Fall back, spring forward.
Most adult Americans are quite familiar with that mantra, given the twice-annual ritual of complying with daylight savings time (DST) adjustments that tweak both body clocks and official times across the country, including in Ohio.
Less familiar might be this: an actual understanding of the rationale for DST, a historical reality since World War II began nearly a century ago. Theories and anecdotal tales abound, but the central reality is that pioneers of the idea sought to lessen energy usage in the spring and summer by adding an hour of light in the evenings.
Critics of DST abound these days, noting that our energy-use patterns differ in the 21st century and that many Americans actually use more energy because of that extra hour.
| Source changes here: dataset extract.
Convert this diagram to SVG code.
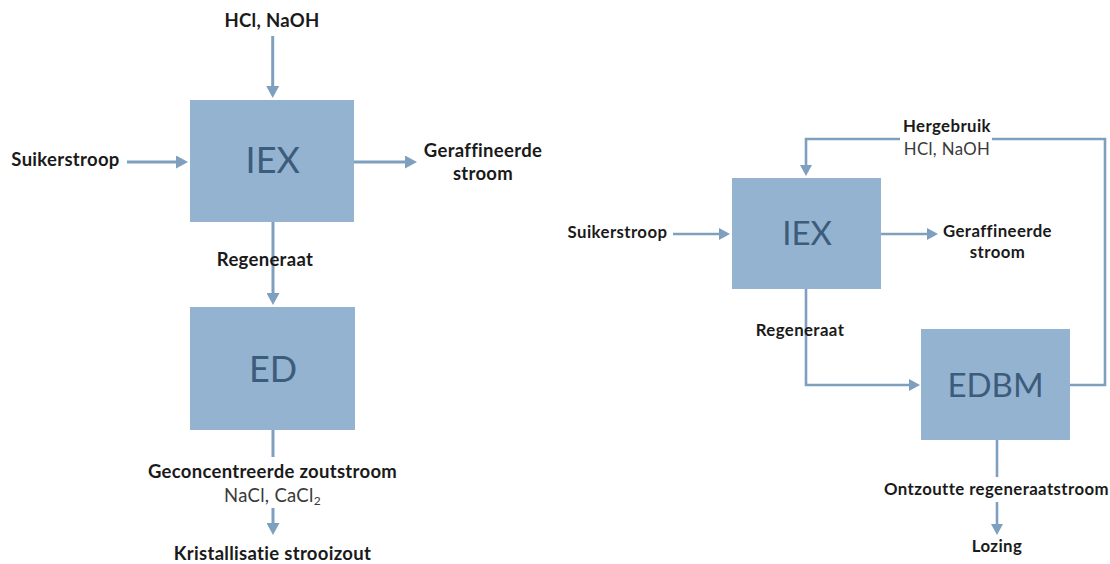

They also point to this phenomenon, which likely is not considered by most people in the context of DST: The one lost hour in the morning that comes every spring has a material effect on workplace safety. Specifically, it results in a discernible upward tick in construction accidents and injuries across the country.
An in-depth study of DST concludes that on-the-job injuries attributed to body-clock disruptions are most significant where "the impacts of workplace injury due to mining and construction are most acute." The study cites West Virginia and Florida as areas where especially high rates of such injuries occur.
Moreover, researchers say that DST is an economically costly proposition overall for varied reasons (sluggish workers, the aforementioned injuries and spiked energy consumption readings).
It is estimated that DST costs the national economy more than $430 million each year.
For those many reasons, say critics, daylight savings time needs to be phased out.